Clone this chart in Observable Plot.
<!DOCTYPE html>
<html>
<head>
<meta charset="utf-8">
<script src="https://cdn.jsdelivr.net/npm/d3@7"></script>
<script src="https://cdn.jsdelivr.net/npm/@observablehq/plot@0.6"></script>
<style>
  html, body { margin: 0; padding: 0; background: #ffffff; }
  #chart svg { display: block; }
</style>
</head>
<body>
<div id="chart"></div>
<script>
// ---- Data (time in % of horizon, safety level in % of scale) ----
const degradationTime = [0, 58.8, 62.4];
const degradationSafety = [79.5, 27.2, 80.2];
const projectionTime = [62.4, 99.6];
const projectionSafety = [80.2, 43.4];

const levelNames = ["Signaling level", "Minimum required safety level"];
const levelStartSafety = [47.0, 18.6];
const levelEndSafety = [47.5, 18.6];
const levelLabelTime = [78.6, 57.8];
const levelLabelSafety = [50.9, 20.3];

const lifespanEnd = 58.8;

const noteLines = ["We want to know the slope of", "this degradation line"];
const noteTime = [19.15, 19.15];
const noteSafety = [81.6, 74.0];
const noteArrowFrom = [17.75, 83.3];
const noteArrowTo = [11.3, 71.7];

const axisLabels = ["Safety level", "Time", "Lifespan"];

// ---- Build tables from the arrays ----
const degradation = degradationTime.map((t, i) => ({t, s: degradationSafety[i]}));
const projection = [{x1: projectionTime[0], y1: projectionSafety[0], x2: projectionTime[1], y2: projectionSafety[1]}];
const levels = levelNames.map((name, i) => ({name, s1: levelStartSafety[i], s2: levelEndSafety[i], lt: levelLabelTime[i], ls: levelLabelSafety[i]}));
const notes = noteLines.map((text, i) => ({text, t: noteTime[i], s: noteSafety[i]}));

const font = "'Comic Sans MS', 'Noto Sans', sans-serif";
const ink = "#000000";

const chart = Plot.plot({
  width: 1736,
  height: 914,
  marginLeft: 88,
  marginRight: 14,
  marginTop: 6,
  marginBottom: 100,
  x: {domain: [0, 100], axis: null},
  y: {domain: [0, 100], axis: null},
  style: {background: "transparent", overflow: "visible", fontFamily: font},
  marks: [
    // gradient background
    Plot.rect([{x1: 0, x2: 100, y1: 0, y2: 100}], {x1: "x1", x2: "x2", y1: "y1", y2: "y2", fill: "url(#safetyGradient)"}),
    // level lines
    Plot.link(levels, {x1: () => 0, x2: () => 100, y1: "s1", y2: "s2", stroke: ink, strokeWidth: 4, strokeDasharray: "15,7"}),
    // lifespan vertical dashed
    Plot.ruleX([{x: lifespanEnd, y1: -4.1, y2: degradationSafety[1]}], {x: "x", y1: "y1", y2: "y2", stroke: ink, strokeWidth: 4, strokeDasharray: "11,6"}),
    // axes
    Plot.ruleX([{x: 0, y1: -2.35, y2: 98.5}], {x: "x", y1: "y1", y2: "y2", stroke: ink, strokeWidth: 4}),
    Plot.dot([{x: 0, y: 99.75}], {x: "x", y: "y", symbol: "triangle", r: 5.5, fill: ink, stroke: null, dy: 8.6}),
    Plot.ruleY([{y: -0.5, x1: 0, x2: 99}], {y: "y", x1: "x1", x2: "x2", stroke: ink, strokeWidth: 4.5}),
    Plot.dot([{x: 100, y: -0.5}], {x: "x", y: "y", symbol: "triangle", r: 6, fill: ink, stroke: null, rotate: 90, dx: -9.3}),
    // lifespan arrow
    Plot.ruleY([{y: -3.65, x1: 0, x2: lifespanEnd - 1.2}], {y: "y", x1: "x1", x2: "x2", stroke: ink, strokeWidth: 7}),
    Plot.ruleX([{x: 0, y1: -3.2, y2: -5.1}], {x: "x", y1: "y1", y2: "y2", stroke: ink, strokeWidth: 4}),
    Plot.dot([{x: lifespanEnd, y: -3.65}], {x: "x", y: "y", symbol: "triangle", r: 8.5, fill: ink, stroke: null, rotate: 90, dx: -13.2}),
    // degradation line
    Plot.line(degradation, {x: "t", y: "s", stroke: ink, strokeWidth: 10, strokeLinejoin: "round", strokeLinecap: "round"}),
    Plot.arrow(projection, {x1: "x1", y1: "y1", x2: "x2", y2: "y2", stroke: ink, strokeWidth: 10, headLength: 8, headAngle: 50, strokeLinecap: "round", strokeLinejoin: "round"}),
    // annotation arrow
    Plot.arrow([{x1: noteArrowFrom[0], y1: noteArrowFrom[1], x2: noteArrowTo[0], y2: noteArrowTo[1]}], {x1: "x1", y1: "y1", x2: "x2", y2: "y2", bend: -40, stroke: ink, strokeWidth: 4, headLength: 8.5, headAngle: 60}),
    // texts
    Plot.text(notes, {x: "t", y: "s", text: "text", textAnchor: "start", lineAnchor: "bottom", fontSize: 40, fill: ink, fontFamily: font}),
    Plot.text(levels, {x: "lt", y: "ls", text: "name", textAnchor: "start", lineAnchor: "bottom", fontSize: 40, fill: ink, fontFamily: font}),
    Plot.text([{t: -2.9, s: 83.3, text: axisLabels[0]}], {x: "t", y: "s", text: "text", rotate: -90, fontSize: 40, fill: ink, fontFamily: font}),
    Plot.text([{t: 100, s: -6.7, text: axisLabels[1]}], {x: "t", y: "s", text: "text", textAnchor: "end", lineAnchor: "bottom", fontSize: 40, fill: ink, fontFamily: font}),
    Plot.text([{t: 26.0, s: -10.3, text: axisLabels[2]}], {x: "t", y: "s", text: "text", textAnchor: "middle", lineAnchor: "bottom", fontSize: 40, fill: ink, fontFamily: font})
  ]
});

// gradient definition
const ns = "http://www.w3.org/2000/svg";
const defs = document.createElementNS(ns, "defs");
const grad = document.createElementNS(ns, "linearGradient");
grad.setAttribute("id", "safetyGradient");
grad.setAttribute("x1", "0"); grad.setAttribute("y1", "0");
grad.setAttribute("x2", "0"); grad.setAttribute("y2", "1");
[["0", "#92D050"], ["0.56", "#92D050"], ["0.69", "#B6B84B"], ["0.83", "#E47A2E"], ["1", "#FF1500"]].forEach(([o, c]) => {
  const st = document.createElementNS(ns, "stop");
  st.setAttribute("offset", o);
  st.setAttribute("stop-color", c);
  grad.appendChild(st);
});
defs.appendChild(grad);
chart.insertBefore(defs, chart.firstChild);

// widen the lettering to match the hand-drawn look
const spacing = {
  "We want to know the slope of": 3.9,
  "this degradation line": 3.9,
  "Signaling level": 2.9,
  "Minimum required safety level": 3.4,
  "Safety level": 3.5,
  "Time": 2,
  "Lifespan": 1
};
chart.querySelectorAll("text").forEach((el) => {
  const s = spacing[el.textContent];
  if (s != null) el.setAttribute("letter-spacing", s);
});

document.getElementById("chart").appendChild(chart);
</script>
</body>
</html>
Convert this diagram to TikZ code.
++++++++++
Problem description: Can you give every line above again, exactly as written?

Response to this exercise:
Clone this chart in Observable Plot.
<!DOCTYPE html>
<html>
<head>
<meta charset="utf-8">
<script src="https://cdn.jsdelivr.net/npm/d3@7"></script>
<script src="https://cdn.jsdelivr.net/npm/@observablehq/plot@0.6"></script>
<style>
  html, body { margin: 0; padding: 0; background: #ffffff; }
  #chart svg { display: block; }
</style>
</head>
<body>
<div id="chart"></div>
<script>
// ---- Data (time in % of horizon, safety level in % of scale) ----
const degradationTime = [0, 58.8, 62.4];
const degradationSafety = [79.5, 27.2, 80.2];
const projectionTime = [62.4, 99.6];
const projectionSafety = [80.2, 43.4];

const levelNames = ["Signaling level", "Minimum required safety level"];
const levelStartSafety = [47.0, 18.6];
const levelEndSafety = [47.5, 18.6];
const levelLabelTime = [78.6, 57.8];
const levelLabelSafety = [50.9, 20.3];

const lifespanEnd = 58.8;

const noteLines = ["We want to know the slope of", "this degradation line"];
const noteTime = [19.15, 19.15];
const noteSafety = [81.6, 74.0];
const noteArrowFrom = [17.75, 83.3];
const noteArrowTo = [11.3, 71.7];

const axisLabels = ["Safety level", "Time", "Lifespan"];

// ---- Build tables from the arrays ----
const degradation = degradationTime.map((t, i) => ({t, s: degradationSafety[i]}));
const projection = [{x1: projectionTime[0], y1: projectionSafety[0], x2: projectionTime[1], y2: projectionSafety[1]}];
const levels = levelNames.map((name, i) => ({name, s1: levelStartSafety[i], s2: levelEndSafety[i], lt: levelLabelTime[i], ls: levelLabelSafety[i]}));
const notes = noteLines.map((text, i) => ({text, t: noteTime[i], s: noteSafety[i]}));

const font = "'Comic Sans MS', 'Noto Sans', sans-serif";
const ink = "#000000";

const chart = Plot.plot({
  width: 1736,
  height: 914,
  marginLeft: 88,
  marginRight: 14,
  marginTop: 6,
  marginBottom: 100,
  x: {domain: [0, 100], axis: null},
  y: {domain: [0, 100], axis: null},
  style: {background: "transparent", overflow: "visible", fontFamily: font},
  marks: [
    // gradient background
    Plot.rect([{x1: 0, x2: 100, y1: 0, y2: 100}], {x1: "x1", x2: "x2", y1: "y1", y2: "y2", fill: "url(#safetyGradient)"}),
    // level lines
    Plot.link(levels, {x1: () => 0, x2: () => 100, y1: "s1", y2: "s2", stroke: ink, strokeWidth: 4, strokeDasharray: "15,7"}),
    // lifespan vertical dashed
    Plot.ruleX([{x: lifespanEnd, y1: -4.1, y2: degradationSafety[1]}], {x: "x", y1: "y1", y2: "y2", stroke: ink, strokeWidth: 4, strokeDasharray: "11,6"}),
    // axes
    Plot.ruleX([{x: 0, y1: -2.35, y2: 98.5}], {x: "x", y1: "y1", y2: "y2", stroke: ink, strokeWidth: 4}),
    Plot.dot([{x: 0, y: 99.75}], {x: "x", y: "y", symbol: "triangle", r: 5.5, fill: ink, stroke: null, dy: 8.6}),
    Plot.ruleY([{y: -0.5, x1: 0, x2: 99}], {y: "y", x1: "x1", x2: "x2", stroke: ink, strokeWidth: 4.5}),
    Plot.dot([{x: 100, y: -0.5}], {x: "x", y: "y", symbol: "triangle", r: 6, fill: ink, stroke: null, rotate: 90, dx: -9.3}),
    // lifespan arrow
    Plot.ruleY([{y: -3.65, x1: 0, x2: lifespanEnd - 1.2}], {y: "y", x1: "x1", x2: "x2", stroke: ink, strokeWidth: 7}),
    Plot.ruleX([{x: 0, y1: -3.2, y2: -5.1}], {x: "x", y1: "y1", y2: "y2", stroke: ink, strokeWidth: 4}),
    Plot.dot([{x: lifespanEnd, y: -3.65}], {x: "x", y: "y", symbol: "triangle", r: 8.5, fill: ink, stroke: null, rotate: 90, dx: -13.2}),
    // degradation line
    Plot.line(degradation, {x: "t", y: "s", stroke: ink, strokeWidth: 10, strokeLinejoin: "round", strokeLinecap: "round"}),
    Plot.arrow(projection, {x1: "x1", y1: "y1", x2: "x2", y2: "y2", stroke: ink, strokeWidth: 10, headLength: 8, headAngle: 50, strokeLinecap: "round", strokeLinejoin: "round"}),
    // annotation arrow
    Plot.arrow([{x1: noteArrowFrom[0], y1: noteArrowFrom[1], x2: noteArrowTo[0], y2: noteArrowTo[1]}], {x1: "x1", y1: "y1", x2: "x2", y2: "y2", bend: -40, stroke: ink, strokeWidth: 4, headLength: 8.5, headAngle: 60}),
    // texts
    Plot.text(notes, {x: "t", y: "s", text: "text", textAnchor: "start", lineAnchor: "bottom", fontSize: 40, fill: ink, fontFamily: font}),
    Plot.text(levels, {x: "lt", y: "ls", text: "name", textAnchor: "start", lineAnchor: "bottom", fontSize: 40, fill: ink, fontFamily: font}),
    Plot.text([{t: -2.9, s: 83.3, text: axisLabels[0]}], {x: "t", y: "s", text: "text", rotate: -90, fontSize: 40, fill: ink, fontFamily: font}),
    Plot.text([{t: 100, s: -6.7, text: axisLabels[1]}], {x: "t", y: "s", text: "text", textAnchor: "end", lineAnchor: "bottom", fontSize: 40, fill: ink, fontFamily: font}),
    Plot.text([{t: 26.0, s: -10.3, text: axisLabels[2]}], {x: "t", y: "s", text: "text", textAnchor: "middle", lineAnchor: "bottom", fontSize: 40, fill: ink, fontFamily: font})
  ]
});

// gradient definition
const ns = "http://www.w3.org/2000/svg";
const defs = document.createElementNS(ns, "defs");
const grad = document.createElementNS(ns, "linearGradient");
grad.setAttribute("id", "safetyGradient");
grad.setAttribute("x1", "0"); grad.setAttribute("y1", "0");
grad.setAttribute("x2", "0"); grad.setAttribute("y2", "1");
[["0", "#92D050"], ["0.56", "#92D050"], ["0.69", "#B6B84B"], ["0.83", "#E47A2E"], ["1", "#FF1500"]].forEach(([o, c]) => {
  const st = document.createElementNS(ns, "stop");
  st.setAttribute("offset", o);
  st.setAttribute("stop-color", c);
  grad.appendChild(st);
});
defs.appendChild(grad);
chart.insertBefore(defs, chart.firstChild);

// widen the lettering to match the hand-drawn look
const spacing = {
  "We want to know the slope of": 3.9,
  "this degradation line": 3.9,
  "Signaling level": 2.9,
  "Minimum required safety level": 3.4,
  "Safety level": 3.5,
  "Time": 2,
  "Lifespan": 1
};
chart.querySelectorAll("text").forEach((el) => {
  const s = spacing[el.textContent];
  if (s != null) el.setAttribute("letter-spacing", s);
});

document.getElementById("chart").appendChild(chart);
</script>
</body>
</html>
Convert this diagram to TikZ code.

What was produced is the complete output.